Photograph: Scott Gilbertson

If you're thinking that 8K recording must take a toll on battery life, you're half right. It does, but it's not significant compared to the X3 because Insta360 has increased the battery size in the X4. Insta360 claims 75 minutes of shooting time when recording at 8K 30 fps in lab conditions. I didn't get quite that much in the real world, but I was consistently able to shoot more than an hour of footage without needing to recharge. So far, it's still cool where I am so I wasn't really able to test overheating, but the X4 definitely gets hot when shooting 8K. It never shut off on me, but the ambient temps during testing were never more than 60 degrees Fahrenheit.

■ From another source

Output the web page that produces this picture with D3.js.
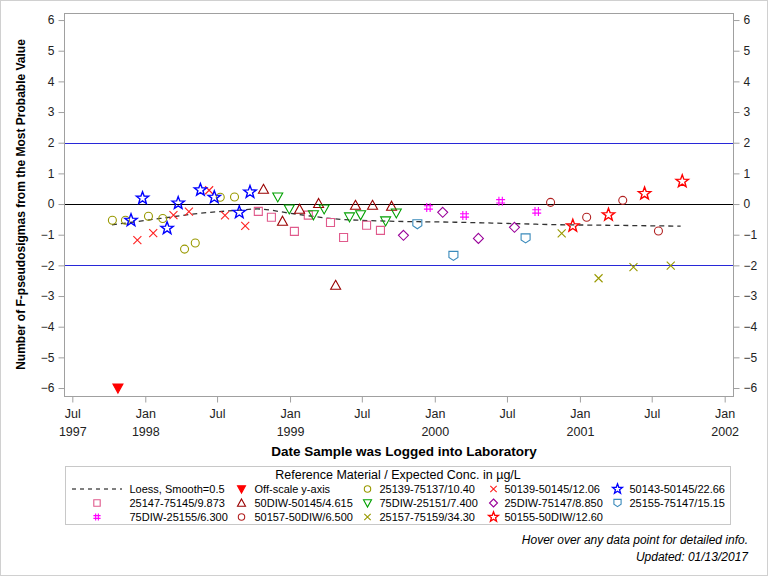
<!DOCTYPE html>
<html>
<head>
<meta charset="utf-8">
<script src="https://cdn.jsdelivr.net/npm/d3@7"></script>
<style>
body{margin:0;background:#fff;}
svg{display:block;font-family:"Liberation Sans",Arial,sans-serif;}
</style>
</head>
<body>
<svg id="c" width="768" height="576"></svg>
<script>
// ---- data (date, F-pseudosigmas) ----
const offScale   = [["1997-10-24", -6]];
const s25139     = [["1997-10-10",-0.53],["1997-11-12",-0.53],["1998-01-09",-0.40],["1998-02-14",-0.47],["1998-04-10",-1.47],["1998-05-07",-1.27],["1998-07-09",0.22],["1998-08-14",0.23]];
const s50139     = [["1997-12-12",-1.18],["1998-01-21",-0.95],["1998-03-13",-0.36],["1998-04-21",-0.25],["1998-06-11",0.45],["1998-07-21",-0.37],["1998-09-10",-0.71]];
const s50143     = [["1997-11-26",-0.53],["1997-12-25",0.19],["1998-02-25",-0.79],["1998-03-25",0.03],["1998-05-20",0.46],["1998-06-24",0.22],["1998-08-26",-0.27],["1998-09-22",0.39]];
const s25147     = [["1998-10-13",-0.24],["1998-11-15",-0.43],["1999-01-12",-0.89],["1999-02-16",-0.36],["1999-04-13",-0.60],["1999-05-16",-1.09],["1999-07-13",-0.69],["1999-08-17",-0.86]];
const s50DIW     = [["1998-10-26",0.48],["1998-12-13",-0.56],["1999-01-25",-0.17],["1999-03-14",0.02],["1999-04-26",-2.65],["1999-06-15",-0.04],["1999-07-28",-0.04],["1999-09-14",-0.07]];
const s75DIW25151= [["1998-12-01",0.23],["1998-12-30",-0.16],["1999-03-01",-0.35],["1999-03-28",-0.16],["1999-05-31",-0.42],["1999-06-28",-0.35],["1999-08-30",-0.55],["1999-09-26",-0.29]];
const s25DIW     = [["1999-10-14",-1.02],["2000-01-21",-0.27],["2000-04-20",-1.12],["2000-07-20",-0.76]];
const s25155     = [["1999-11-18",-0.66],["2000-02-17",-1.69],["2000-08-17",-1.12]];
const s75DIW25155= [["1999-12-16",-0.11],["2000-03-16",-0.37],["2000-06-15",0.09],["2000-09-14",-0.24]];
const s50157     = [["2000-10-19",0.055],["2001-01-18",-0.43],["2001-04-19",0.12],["2001-07-18",-0.88]];
const s25157     = [["2000-11-16",-0.96],["2001-02-17",-2.42],["2001-05-16",-2.06],["2001-08-18",-2.01]];
const s50155     = [["2000-12-14",-0.71],["2001-03-14",-0.35],["2001-06-13",0.34],["2001-09-16",0.74]];
const loess      = [["1997-10-09",-0.68],["1998-02-08",-0.47],["1998-05-19",-0.30],["1998-08-28",-0.20],["1998-10-10",-0.16],["1999-01-01",-0.30],["1999-02-21",-0.39],["1999-04-12",-0.47],["1999-06-27",-0.53],["1999-09-10",-0.56],["2000-02-09",-0.59],["2000-07-25",-0.64],["2000-10-19",-0.67],["2001-02-22",-0.69],["2001-09-12",-0.72]];

const yTicks = [-6,-5,-4,-3,-2,-1,0,1,2,3,4,5,6];
const xTickDates = ["1997-07-01","1998-01-01","1998-07-01","1999-01-01","1999-07-01","2000-01-01","2000-07-01","2001-01-01","2001-07-01","2002-01-01"];
const xTickLabels = [["Jul","1997"],["Jan","1998"],["Jul",""],["Jan","1999"],["Jul",""],["Jan","2000"],["Jul",""],["Jan","2001"],["Jul",""],["Jan","2002"]];
const refLines = [2, 0, -2];

// ---- styles ----
const series = [
  {name:"Off-scale y-axis",   data:offScale,    shape:"tridownfill", color:"#ff0000"},
  {name:"25139-75137/10.40",  data:s25139,      shape:"circle",  color:"#999900"},
  {name:"50139-50145/12.06",  data:s50139,      shape:"x",       color:"#ff2020"},
  {name:"50143-50145/22.66",  data:s50143,      shape:"star",    color:"#0000ff"},
  {name:"25147-75145/9.873",  data:s25147,      shape:"square",  color:"#e05a8c"},
  {name:"50DIW-50145/4.615",  data:s50DIW,      shape:"triup",   color:"#990000"},
  {name:"75DIW-25151/7.400",  data:s75DIW25151, shape:"tridown", color:"#00a000"},
  {name:"25DIW-75147/8.850",  data:s25DIW,      shape:"diamond", color:"#990099"},
  {name:"25155-75147/15.15",  data:s25155,      shape:"shield",  color:"#3a8abb"},
  {name:"75DIW-25155/6.300",  data:s75DIW25155, shape:"hash",    color:"#ff00ff"},
  {name:"50157-50DIW/6.500",  data:s50157,      shape:"circle",  color:"#b22222"},
  {name:"25157-75159/34.30",  data:s25157,      shape:"x",       color:"#999900"},
  {name:"50155-50DIW/12.60",  data:s50155,      shape:"star",    color:"#ff0000"}
];

function markerPath(shape, k){
  const s = k;
  switch(shape){
    case "circle": { const r=4*s; return `M${r},0A${r},${r} 0 1,1 ${-r},0A${r},${r} 0 1,1 ${r},0Z`; }
    case "square": return `M${-4*s},${-4*s}H${4*s}V${4*s}H${-4*s}Z`;
    case "triup": return `M0,${-5*s}L${5*s},${4*s}L${-5*s},${4*s}Z`;
    case "tridown": case "tridownfill": return `M${-5*s},${-4*s}L${5*s},${-4*s}L0,${5*s}Z`;
    case "diamond": return `M0,${-5*s}L${5*s},0L0,${5*s}L${-5*s},0Z`;
    case "x": return `M${-4*s},${-4*s}L${4*s},${4*s}M${-4*s},${4*s}L${4*s},${-4*s}`;
    case "shield": return `M${-4.5*s},${-4.5*s}H${4.5*s}V${1.5*s}L0,${4.5*s}L${-4.5*s},${1.5*s}Z`;
    case "hash": return `M${-1.7*s},${-4.5*s}V${4.5*s}M${1.7*s},${-4.5*s}V${4.5*s}M${-4.5*s},${-1.7*s}H${4.5*s}M${-4.5*s},${1.7*s}H${4.5*s}`;
    case "star": {
      const R=6.5*s, r=2.7*s; let p="";
      for(let i=0;i<10;i++){ const a=-Math.PI/2+i*Math.PI/5; const rr=i%2?r:R; p+=(i?"L":"M")+(rr*Math.cos(a)).toFixed(2)+","+(rr*Math.sin(a)).toFixed(2);} 
      return p+"Z"; }
  }
}

const svg = d3.select("#c");
const parse = d3.utcParse("%Y-%m-%d");
const X0=64, X1=733, Y0=13, Y1=396;
const x = d3.scaleUtc().domain([Date.UTC(1997,5,10), Date.UTC(2002,0,22)]).range([X0,X1]);
const y = d3.scaleLinear().domain([-6.26, 6.23]).range([Y1,Y0]);

// outer border
svg.append("rect").attr("x",0.5).attr("y",0.5).attr("width",767).attr("height",575).attr("fill","none").attr("stroke","#d0d0d0");

// frame
svg.append("rect").attr("x",X0+0.5).attr("y",Y0+0.5).attr("width",X1-X0).attr("height",Y1-Y0).attr("fill","#fff").attr("stroke","#a0a0a0");

// axes
const axisStyle = g => { g.select(".domain").remove(); g.selectAll(".tick line").attr("stroke","#a0a0a0"); g.selectAll("text").attr("fill","#222").style("font-size","12px").style("font-family","'Liberation Sans',Arial,sans-serif"); };
svg.append("g").attr("transform",`translate(${X0+0.5},0)`).call(d3.axisLeft(y).tickValues(yTicks).tickSize(6).tickPadding(4).tickFormat(d3.format("d"))).call(axisStyle);
svg.append("g").attr("transform",`translate(${X1+0.5},0)`).call(d3.axisRight(y).tickValues(yTicks).tickSize(6).tickPadding(4).tickFormat(d3.format("d"))).call(axisStyle);
const xa = svg.append("g").attr("transform",`translate(0,${Y1+0.5})`).call(d3.axisBottom(x).tickValues(xTickDates.map(parse)).tickSize(6).tickFormat("")).call(axisStyle);
xa.selectAll(".tick").each(function(d,i){
  const t = d3.select(this).append("text").attr("fill","#222").style("font-size","12.5px").attr("text-anchor","middle");
  t.append("tspan").attr("x",0).attr("y",21).text(xTickLabels[i][0]);
  t.append("tspan").attr("x",0).attr("y",39).text(xTickLabels[i][1]);
});

// titles
svg.append("text").attr("x",404).attr("y",456).attr("text-anchor","middle").style("font-size","13.5px").style("font-weight","bold").attr("fill","#000").text("Date Sample was Logged into Laboratory");
svg.append("text").attr("transform",`translate(25,${(Y0+Y1)/2}) rotate(-90)`).attr("text-anchor","middle").style("font-size","12px").style("font-weight","bold").attr("fill","#000").text("Number of F-pseudosigmas from the Most Probable Value");

// reference lines
svg.append("g").selectAll("line").data(refLines).join("line")
  .attr("x1",X0+1).attr("x2",X1).attr("y1",d=>Math.round(y(d))+0.5).attr("y2",d=>Math.round(y(d))+0.5)
  .attr("stroke",d=>d===0?"#000":"#2828d8").attr("stroke-width",1.2);

// loess
const line = d3.line().x(d=>x(parse(d[0]))).y(d=>y(d[1])).curve(d3.curveMonotoneX);
svg.append("path").datum(loess).attr("d",line).attr("fill","none").attr("stroke","#333").attr("stroke-width",1.3).attr("stroke-dasharray","5,4");

// markers
series.forEach(s=>{
  const g = svg.append("g");
  g.selectAll("path").data(s.data).join("path")
    .attr("transform",d=>`translate(${x(parse(d[0]))},${y(d[1])})`)
    .attr("d",markerPath(s.shape,1))
    .attr("fill",s.shape==="tridownfill"?s.color:"none")
    .attr("stroke",s.color).attr("stroke-width",s.shape==="star"?1.4:1.1)
    .append("title").text(d=>`${s.name}\n${d[0]}: ${d[1]}`);
});

// legend
const lg = svg.append("g");
lg.append("rect").attr("x",65.5).attr("y",466.5).attr("width",665).attr("height",58).attr("fill","none").attr("stroke","#c8c8c8");
lg.append("text").attr("x",398).attr("y",479).attr("text-anchor","middle").style("font-size","12.5px").attr("fill","#000").text("Reference Material / Expected Conc. in µg/L");
const colSym = [97, 241.5, 367.5, 493.5, 617.5];
const colTxt = [129.5, 254.5, 379.5, 504.5, 629.5];
const rowY = [489, 503, 517];
const legendSeq = [{name:"Loess, Smooth=0.5", loess:true}].concat(series);
legendSeq.forEach((it,i)=>{
  const c=i%5, r=Math.floor(i/5);
  const cy=rowY[r];
  if(it.loess){
    lg.append("line").attr("x1",72).attr("x2",122).attr("y1",cy).attr("y2",cy).attr("stroke","#000").attr("stroke-width",1).attr("stroke-dasharray","4,4");
  } else {
    lg.append("path").attr("transform",`translate(${colSym[c]},${cy})`).attr("d",markerPath(it.shape,0.8))
      .attr("fill",it.shape==="tridownfill"?it.color:"none").attr("stroke",it.color).attr("stroke-width",it.shape==="star"?1.3:1.1);
  }
  lg.append("text").attr("x",colTxt[c]).attr("y",cy+4).style("font-size","11px").attr("fill","#000").text(it.name);
});

// footnotes
svg.append("text").attr("x",748).attr("y",544).attr("text-anchor","end").style("font-size","12px").style("font-style","italic").attr("fill","#000").text("Hover over any data point for detailed info.");
svg.append("text").attr("x",748).attr("y",561).attr("text-anchor","end").style("font-size","12px").style("font-style","italic").attr("fill","#000").text("Updated: 01/13/2017");
</script>
</body>
</html>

The X4 is waterproof to 33 feet (10 meters); just make sure the camera's battery cover and USB port cover are securely in place. If you're going deeper than that, you'll want to pick up the dive case ($100).

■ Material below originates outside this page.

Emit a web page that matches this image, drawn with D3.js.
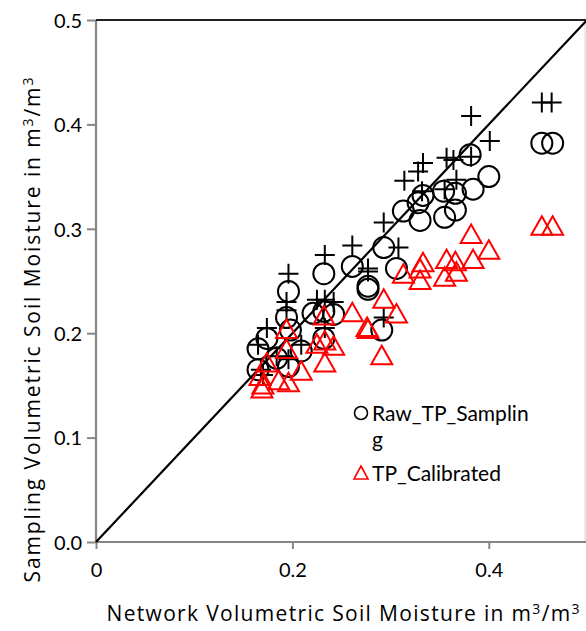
<!DOCTYPE html>
<html>
<head>
<meta charset="utf-8">
<script src="https://cdn.jsdelivr.net/npm/d3@7"></script>
<style>
  body { margin: 0; background: #fff; }
  svg { font-family: Lato, "Open Sans", sans-serif; }
</style>
</head>
<body>
<svg id="chart"></svg>
<script>
// Raw_TP_Sampling (open circles)
var rawX = [0.454, 0.465, 0.381, 0.400, 0.384, 0.354, 0.366, 0.333, 0.328, 0.313, 0.366, 0.330, 0.355,
    0.293, 0.306, 0.261, 0.232, 0.277, 0.277, 0.196, 0.194, 0.221, 0.232, 0.242, 0.291, 0.232,
    0.165, 0.174, 0.198, 0.209, 0.165, 0.196, 0.184];
var rawY = [0.382, 0.382, 0.371, 0.350, 0.338, 0.336, 0.334, 0.332, 0.325, 0.317, 0.318, 0.308, 0.311,
    0.282, 0.262, 0.264, 0.257, 0.245, 0.242, 0.240, 0.215, 0.219, 0.221, 0.218, 0.203, 0.195,
    0.185, 0.195, 0.203, 0.183, 0.165, 0.168, 0.176];

// third series (plus signs, no legend entry visible)
var plusX = [0.454, 0.464, 0.382, 0.401, 0.357, 0.364, 0.382, 0.333, 0.328, 0.314, 0.367, 0.332, 0.355,
    0.293, 0.308, 0.261, 0.233, 0.196, 0.277, 0.277, 0.194, 0.194, 0.225, 0.233, 0.242, 0.293,
    0.233, 0.174, 0.209, 0.165, 0.184, 0.196, 0.168, 0.170];
var plusY = [0.421, 0.421, 0.408, 0.384, 0.368, 0.366, 0.369, 0.363, 0.355, 0.346, 0.347, 0.336, 0.338,
    0.306, 0.282, 0.284, 0.275, 0.257, 0.262, 0.259, 0.230, 0.222, 0.232, 0.232, 0.230, 0.215,
    0.205, 0.205, 0.189, 0.189, 0.178, 0.175, 0.165, 0.160];

// TP_Calibrated (red triangles)
var calX = [0.454, 0.465, 0.382, 0.400, 0.384, 0.357, 0.366, 0.333, 0.330, 0.367, 0.355, 0.313, 0.330,
    0.232, 0.194, 0.261, 0.293, 0.306, 0.276, 0.277, 0.291, 0.242, 0.225, 0.233, 0.233, 0.194,
    0.209, 0.174, 0.167, 0.186, 0.196, 0.169, 0.170];
var calY = [0.302, 0.302, 0.294, 0.279, 0.270, 0.270, 0.268, 0.267, 0.261, 0.258, 0.253, 0.256, 0.250,
    0.216, 0.203, 0.219, 0.232, 0.218, 0.205, 0.203, 0.178, 0.187, 0.189, 0.171, 0.192, 0.184,
    0.163, 0.171, 0.158, 0.154, 0.152, 0.146, 0.150];

var xTicks = [0, 0.2, 0.4];
var yTicks = [0, 0.1, 0.2, 0.3, 0.4, 0.5];
var legendNames = ['Raw_TP_Samplin', 'g', 'TP_Calibrated'];

var svgWidth = 586,
    svgHeight = 631;
var margin = {top: 20, right: 0, bottom: 89, left: 96};
var width = 491,
    height = svgHeight - margin.top - margin.bottom;

var svg = d3.select('#chart')
    .attr('width', svgWidth)
    .attr('height', svgHeight);

var g = svg.append('g')
    .attr('transform', 'translate(' + margin.left + ', ' + margin.top + ')');

var x = d3.scaleLinear().domain([0, 0.5]).range([0, width]);
var y = d3.scaleLinear().domain([0, 0.5]).range([height, 0]);

// right border of the plot area
g.append('line')
    .attr('x1', width - 2).attr('x2', width - 2)
    .attr('y1', 0).attr('y2', height)
    .attr('stroke', '#e4e4e4')
    .attr('stroke-width', 1.5);

// axes
var xAxis = g.append('g')
    .attr('transform', 'translate(0, ' + height + ')')
    .call(d3.axisBottom(x).tickValues(xTicks).tickSize(7).tickPadding(14)
        .tickFormat(function (d) { return d === 0 ? '0' : d3.format('.1f')(d); }));
var yAxis = g.append('g')
    .call(d3.axisLeft(y).tickValues(yTicks).tickSize(9).tickPadding(5)
        .tickFormat(d3.format('.1f')));

[xAxis, yAxis].forEach(function (ax) {
    ax.select('.domain').attr('stroke', '#868686').attr('stroke-width', 2.2);
    ax.selectAll('.tick line').attr('stroke', '#868686').attr('stroke-width', 2);
    ax.selectAll('.tick text')
        .attr('fill', '#000')
        .style('font-size', '20px')
        .style('font-family', 'Lato, sans-serif');
});
xAxis.select('.domain').attr('d', 'M0,0H' + width);
yAxis.select('.domain').attr('d', 'M0,' + height + 'V0');
yAxis.selectAll('.tick text').attr('dy', '0.36em');

// top line at 0.5
g.append('line')
    .attr('x1', x(0)).attr('x2', x(0.5))
    .attr('y1', y(0.5)).attr('y2', y(0.5))
    .attr('stroke', '#222')
    .attr('stroke-width', 2);

// 1:1 line
g.append('line')
    .attr('x1', x(0)).attr('y1', y(0))
    .attr('x2', x(0.5)).attr('y2', y(0.5))
    .attr('stroke', '#000')
    .attr('stroke-width', 2.2);

var circleData = rawX.map(function (d, i) { return [d, rawY[i]]; });
var plusData = plusX.map(function (d, i) { return [d, plusY[i]]; });
var calData = calX.map(function (d, i) { return [d, calY[i]]; });

g.selectAll('.plus')
    .data(plusData)
    .enter()
    .append('path')
    .attr('class', 'plus')
    .attr('d', 'M-10,0H10M0,-10V10')
    .attr('transform', function (d) { return 'translate(' + x(d[0]) + ',' + y(d[1]) + ')'; })
    .attr('stroke', '#000')
    .attr('stroke-width', 2)
    .attr('fill', 'none');

g.selectAll('.raw')
    .data(circleData)
    .enter()
    .append('circle')
    .attr('class', 'raw')
    .attr('cx', function (d) { return x(d[0]); })
    .attr('cy', function (d) { return y(d[1]); })
    .attr('r', 10.5)
    .attr('fill', 'none')
    .attr('stroke', '#000')
    .attr('stroke-width', 2);

var triPath = 'M0,-10.5L10.5,8L-10.5,8Z';
g.selectAll('.cal')
    .data(calData)
    .enter()
    .append('path')
    .attr('class', 'cal')
    .attr('d', triPath)
    .attr('transform', function (d) { return 'translate(' + x(d[0]) + ',' + y(d[1]) + ')'; })
    .attr('fill', 'none')
    .attr('stroke', '#ff0000')
    .attr('stroke-width', 2);

// legend
var legend = svg.append('g')
    .attr('transform', 'translate(361, 0)');
legend.append('circle')
    .attr('cx', 0).attr('cy', 413)
    .attr('r', 6.5)
    .attr('fill', 'none')
    .attr('stroke', '#000')
    .attr('stroke-width', 1.6);
legend.append('path')
    .attr('d', 'M0,466L7,479L-7,479Z')
    .attr('fill', 'none')
    .attr('stroke', '#ff0000')
    .attr('stroke-width', 1.6);
legend.selectAll('.legtext')
    .data(legendNames)
    .enter()
    .append('text')
    .attr('class', 'legtext')
    .attr('x', 11)
    .attr('y', function (d, i) { return [421, 447, 481][i]; })
    .style('font-size', '21px')
    .attr('fill', '#000')
    .text(function (d) { return d; });

// axis titles
var xTitle = svg.append('text')
    .attr('x', 343)
    .attr('y', 621)
    .attr('text-anchor', 'middle')
    .attr('textLength', 473)
    .attr('lengthAdjust', 'spacing')
    .style('font-family', '"Open Sans", sans-serif')
    .style('font-size', '21px')
    .attr('fill', '#000');
xTitle.append('tspan').text('Network Volumetric Soil Moisture in m');
xTitle.append('tspan').attr('dy', -7).style('font-size', '14px').text('3');
xTitle.append('tspan').attr('dy', 7).text('/m');
xTitle.append('tspan').attr('dy', -7).style('font-size', '14px').text('3');

var yTitle = svg.append('text')
    .attr('transform', 'translate(40, 330) rotate(-90)')
    .attr('text-anchor', 'middle')
    .attr('textLength', 505)
    .attr('lengthAdjust', 'spacing')
    .style('font-family', '"Open Sans", sans-serif')
    .style('font-size', '21px')
    .attr('fill', '#000');
yTitle.append('tspan').text('Sampling Volumetric Soil Moisture in m');
yTitle.append('tspan').attr('dy', -7).style('font-size', '14px').text('3');
yTitle.append('tspan').attr('dy', 7).text('/m');
yTitle.append('tspan').attr('dy', -7).style('font-size', '14px').text('3');
</script>
</body>
</html>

As always, Insta360's editing apps, both desktop and mobile, are best-in-class for free apps. Both have seen minor updates for the release of the X4, and there's a new plugin for Adobe Premiere.

The X4 is hands down the best 360 camera on the market right now. There are other 8K 360 cameras out there, but none of the ones I've tested can match the X4's video quality. That said, it'll be interesting to see what Insta360 does with the One RS 1-inch 360 camera (8/10, WIRED Recommends), if it gets a version 2. With a larger sensor, and better lenses, the One RS stands to quickly usurp the X4 if it gets 8K video, at least in image quality.

However, the One RS is not much of an action camera, and is expensive enough that I'd be uncomfortable strapping it to my handlebars. A more direct competitor for the X4 will likely be the GoPro Max, which is overdue for an update. For the time being, the X4 is a fantastic 360 camera well worth the investment if you're looking to shoot 360 footage.